State legislatures in Minnesota and Missouri, where similar bills were introduced, adjourned their regular sessions in May without passing the legislation. Lawmakers in Kentucky and Georgia also introduced bills this year, but the Kentucky General Assembly adjourned in April and the procedural window for the Georgia bill has passed. Unless lawmakers take up the bills in a special session, they will have to reintroduce the legislation when the legislatures convene next year.

Colorado group aims to preempt gas bans with ballot measure

A Colorado group that supports oil and gas development is drumming up support for a ballot initiative that would prohibit local governments or the state from banning natural gas hookups in new construction. The effort by Protect Colorado to put the issue before Centennial State voters in November marks a new strategy in the ongoing battle over building electrification.

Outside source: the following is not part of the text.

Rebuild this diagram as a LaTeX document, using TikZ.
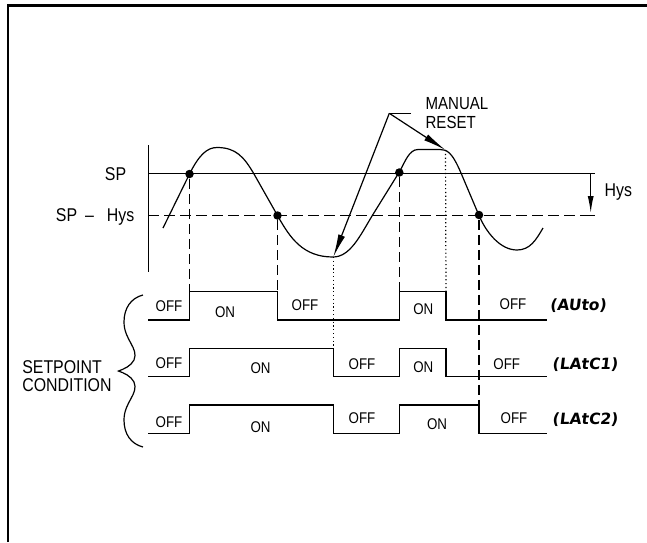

“Every day natural gas is used to heat the water we cook with and keep the lights on in Colorado homes and businesses,” Protect Colorado said on its website. “Now, some groups want to take that choice away by banning natural gas in newly constructed homes and ending natural gas production in Colorado.”

Electrification backers like the Rocky Mountain Institute and Sierra Club are active in Colorado, but building decarbonization efforts in the state have not followed the California model.

Cities including Boulder, Denver and Fort Collins have adopted energy benchmarking or performance ordinances for existing buildings, which could eventually support electrification. In Boulder, the building code for new construction is getting progressively stricter to reduce greenhouse gas emissions, making it more difficult to build within the code if the structure includes gas infrastructure.

Lafayette, Colo., Mayor Jamie Harkins said her city is not currently pursuing a California-style ordinance as part of its energy road map, but she opposes the ballot measure. She said it would strip local control and policy options from Lafayette, a member of Colorado Communities for Climate Action.

“Taking away a tool in our toolkit is really problematic,” she said. “Any time you take away something that may prove to be effective in other places, it’s just really a handicap for all of us.”